# My first machine



## JimPT (Mar 2, 2017)

Hello everyone!

I have just joined this forum and I had forgotten how it is to get a new hobby, getting overwhelmed with information.

It's impressive how something that I never put too much thought around it can have to many little nuances.

I always liked a good espresso and sometimes visited specific café's because the coffee was better, although nothing compared with what you guys can do, I am sure of it.

Currently I only have a cheap French Press and a De'longhi grinder (also cheap) that is enough for my current needs. I have just started tasting different beans and my favourites so far are the ones with citrus notes.

So, for my first espresso machine I was thinking about a Classic Gaggia and we'll see about the grinder.

A friend of mine that started talking with me about his coffee machines and all that told me the newest Classic Gaggia was a bit worse that the old model and that is the main reason I am here. Can I have some feedback on it?

I also want to see if I can find a modded one for sale at a reasonable price and also to learn more about how I can improve my morning shot


----------



## JimPT (Mar 2, 2017)

Just noticed that I may have posted this on the wrong sub-thread. Newbie syndrome.. If so let me know (and move it?)

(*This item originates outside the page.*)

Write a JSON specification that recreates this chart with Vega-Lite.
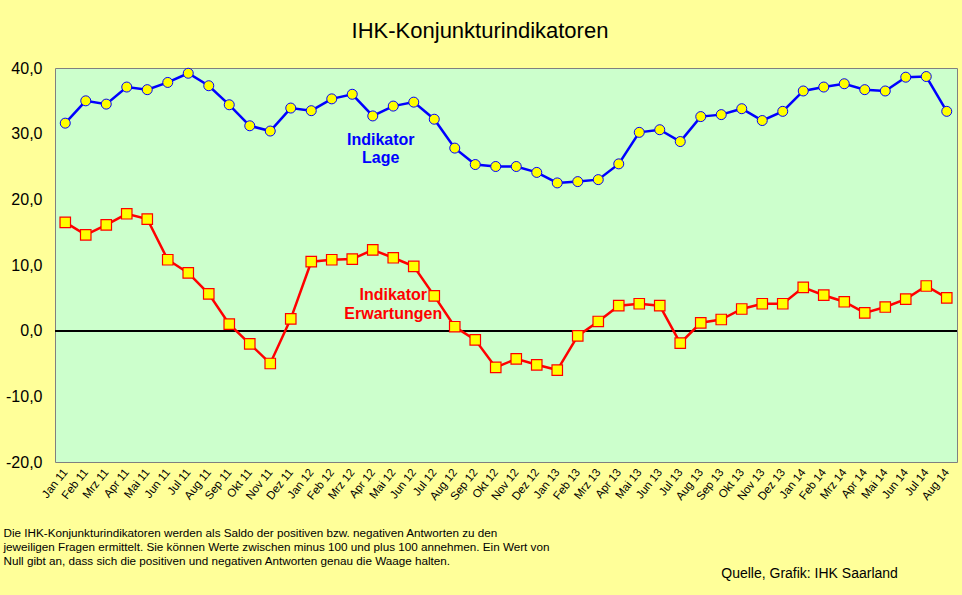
{
  "$schema": "https://vega.github.io/schema/vega-lite/v6.json",
  "autosize": {"type": "none"},
  "width": 902,
  "height": 394,
  "padding": {"left": 55, "top": 68, "right": 5, "bottom": 133},
  "background": "#FFFF99",
  "title": {
    "text": "IHK-Konjunkturindikatoren",
    "font": "Liberation Sans",
    "fontSize": 22,
    "fontWeight": "normal",
    "color": "#000000",
    "anchor": "middle",
    "dx": -26,
    "offset": 17
  },
  "config": {
    "font": "Liberation Sans",
    "view": {"fill": "#CCFFCC", "stroke": "#808080", "strokeWidth": 1}
  },
  "data": {
    "values": [
      {"monat": "Jan 11", "lage": 31.6, "erw": 16.5},
      {"monat": "Feb 11", "lage": 35.0, "erw": 14.6},
      {"monat": "Mrz 11", "lage": 34.5, "erw": 16.1},
      {"monat": "Apr 11", "lage": 37.1, "erw": 17.8},
      {"monat": "Mai 11", "lage": 36.7, "erw": 17.0},
      {"monat": "Jun 11", "lage": 37.8, "erw": 10.8},
      {"monat": "Jul 11", "lage": 39.2, "erw": 8.8},
      {"monat": "Aug 11", "lage": 37.3, "erw": 5.6},
      {"monat": "Sep 11", "lage": 34.4, "erw": 1.0},
      {"monat": "Okt 11", "lage": 31.2, "erw": -2.0},
      {"monat": "Nov 11", "lage": 30.4, "erw": -5.0},
      {"monat": "Dez 11", "lage": 33.9, "erw": 1.8},
      {"monat": "Jan 12", "lage": 33.5, "erw": 10.5},
      {"monat": "Feb 12", "lage": 35.3, "erw": 10.8},
      {"monat": "Mrz 12", "lage": 36.0, "erw": 10.9},
      {"monat": "Apr 12", "lage": 32.7, "erw": 12.3},
      {"monat": "Mai 12", "lage": 34.2, "erw": 11.1},
      {"monat": "Jun 12", "lage": 34.8, "erw": 9.8},
      {"monat": "Jul 12", "lage": 32.2, "erw": 5.3},
      {"monat": "Aug 12", "lage": 27.8, "erw": 0.6},
      {"monat": "Sep 12", "lage": 25.3, "erw": -1.4},
      {"monat": "Okt 12", "lage": 25.0, "erw": -5.6},
      {"monat": "Nov 12", "lage": 25.0, "erw": -4.3},
      {"monat": "Dez 12", "lage": 24.1, "erw": -5.2},
      {"monat": "Jan 13", "lage": 22.5, "erw": -6.0},
      {"monat": "Feb 13", "lage": 22.7, "erw": -0.8},
      {"monat": "Mrz 13", "lage": 23.0, "erw": 1.4},
      {"monat": "Apr 13", "lage": 25.4, "erw": 3.8},
      {"monat": "Mai 13", "lage": 30.2, "erw": 4.1},
      {"monat": "Jun 13", "lage": 30.6, "erw": 3.8},
      {"monat": "Jul 13", "lage": 28.8, "erw": -1.9},
      {"monat": "Aug 13", "lage": 32.6, "erw": 1.2},
      {"monat": "Sep 13", "lage": 32.9, "erw": 1.7},
      {"monat": "Okt 13", "lage": 33.8, "erw": 3.3},
      {"monat": "Nov 13", "lage": 32.0, "erw": 4.1},
      {"monat": "Dez 13", "lage": 33.4, "erw": 4.1},
      {"monat": "Jan 14", "lage": 36.5, "erw": 6.6},
      {"monat": "Feb 14", "lage": 37.1, "erw": 5.4},
      {"monat": "Mrz 14", "lage": 37.6, "erw": 4.4},
      {"monat": "Apr 14", "lage": 36.7, "erw": 2.7},
      {"monat": "Mai 14", "lage": 36.5, "erw": 3.6},
      {"monat": "Jun 14", "lage": 38.6, "erw": 4.8},
      {"monat": "Jul 14", "lage": 38.7, "erw": 6.8},
      {"monat": "Aug 14", "lage": 33.4, "erw": 5.0}
    ]
  },
  "encoding": {
    "x": {
      "field": "monat",
      "type": "ordinal",
      "sort": null,
      "scale": {"type": "point", "padding": 0.5},
      "axis": {
        "domain": false,
        "ticks": false,
        "labelAngle": -52,
        "labelFontSize": 11.5,
        "labelColor": "#000000",
        "labelPadding": 8,
        "title": [
          "Die IHK-Konjunkturindikatoren werden als Saldo der positiven bzw. negativen Antworten zu den",
          "jeweiligen Fragen ermittelt. Sie können Werte zwischen minus 100 und plus 100 annehmen. Ein Wert von",
          "Null gibt an, dass sich die positiven und negativen Antworten genau die Waage halten."
        ],
        "titleFontSize": 11.7,
        "titleFontWeight": "normal",
        "titleColor": "#000000",
        "titleLineHeight": 14,
        "titleAnchor": "start",
        "titleAlign": "left",
        "titleBaseline": "top",
        "titleX": -52,
        "titleY": 65
      }
    }
  },
  "layer": [
    {
      "mark": {"type": "rule", "color": "#000000", "strokeWidth": 1},
      "encoding": {"y": {"datum": 0, "type": "quantitative"}, "x": null}
    },
    {
      "mark": {"type": "line", "color": "#0000FF", "strokeWidth": 2.5},
      "encoding": {
        "y": {
          "field": "lage",
          "type": "quantitative",
          "scale": {"domain": [-20, 40], "nice": false},
          "axis": {
            "values": [-20, -10, 0, 10, 20, 30, 40],
            "labelExpr": "replace(replace(format(datum.value, '.1f'), '.', ','), '\u2212', '-')",
            "domain": false,
            "ticks": false,
            "grid": false,
            "labelFontSize": 16,
            "labelColor": "#000000",
            "labelPadding": 13,
            "title": null
          }
        }
      }
    },
    {
      "mark": {"type": "point", "shape": "circle", "filled": true, "fill": "#FFFF00", "stroke": "#0000FF", "strokeWidth": 1, "size": 100, "opacity": 1},
      "encoding": {"y": {"field": "lage", "type": "quantitative"}}
    },
    {
      "mark": {"type": "line", "color": "#FF0000", "strokeWidth": 2.5},
      "encoding": {"y": {"field": "erw", "type": "quantitative"}}
    },
    {
      "mark": {"type": "point", "shape": "square", "filled": true, "fill": "#FFFF00", "stroke": "#FF0000", "strokeWidth": 1.2, "size": 110, "opacity": 1},
      "encoding": {"y": {"field": "erw", "type": "quantitative"}}
    },
    {
      "data": {"values": [{}]},
      "mark": {"type": "text", "text": ["Indikator", "Lage"], "color": "#0000FF", "fontSize": 16, "fontWeight": "bold", "lineHeight": 18, "align": "center", "baseline": "middle", "dx": 8},
      "encoding": {
        "x": {"datum": "Apr 12"},
        "y": {"datum": 29.0, "type": "quantitative"}
      }
    },
    {
      "data": {"values": [{}]},
      "mark": {"type": "text", "text": ["Indikator", "Erwartungen"], "color": "#FF0000", "fontSize": 16, "fontWeight": "bold", "lineHeight": 19, "align": "center", "baseline": "middle"},
      "encoding": {
        "x": {"datum": "Mai 12"},
        "y": {"datum": 5.4, "type": "quantitative"}
      }
    },
    {
      "data": {"values": [{}]},
      "mark": {"type": "text", "text": "Quelle, Grafik: IHK  Saarland", "color": "#000000", "fontSize": 14, "align": "left", "baseline": "middle"},
      "encoding": {
        "x": {"datum": "Sep 13"},
        "y": {"datum": -37, "type": "quantitative"}
      }
    }
  ]
}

I might add that I have a limited space available for the setup, therefore my choice being the Classic Gaggia.

One day I may adventure myself into a roaster!


----------



## Samduncombe (Dec 29, 2016)

Hi, I got myself a new model gaggia and love it. It's better than the old one in my opinion. It's got a bigger boiler so holds water at a better temperature when pouring a shot. The steam wand can be changed like the old one, and you can reduce the pressure to 9bar like the old one. I've also installed a pid controller like you can on the old one, so all in all it's great!


----------



## JimPT (Mar 2, 2017)

Hello Samduncomb

Thank you for sharing your experience, i do need to read a bit on how I can reduce the pressure, since it seems to be "mandatory" on this machine.

Since you mentioned, what is the pid controller? I have seen a couple of threads talking about it and I am not sure if it's to control the temperature of the boiler or something else.


----------



## Samduncombe (Dec 29, 2016)

No problem, the is forum helped me loads so I like to return the favour. Pid means you can control the temperature within 1 Deg accuracy. The classics thermostat is a bit rubbish, allowing the water temp to cool down by 10 Deg without kicking back on. Then there's the issue of steaming and not knowing how long it takes for the water to cool back down to pour a 2nd cup if needed. The pid takes care of all this. Mine even does a pre infusion, followed by a phase followed by a timed shot pour automatically. Expensive upgrade but ace!


----------



## Digger (Oct 22, 2017)

Trying to source a machine on a budget. And up posts so I can take a look at the forums!


----------



## Benjijames28 (Mar 29, 2017)

I tried cheaper machines and I wasn't entirely happy with the performance and quality. I got a sage barista express. Sadly it for returned because the steam function stopped working properly.

The coffee I was making was pretty good for the money but i wanted quality closer to what I was getting at speciality coffee shops.

I've decided to save up and buy a higher end machine and grinder. Due to my space requirements I'm going for a rocket Appartamento heat exchanger machine, capable of brewing beautiful coffee. And the all important grinder... Undecided but it will be between 600 and 1000 pound.


----------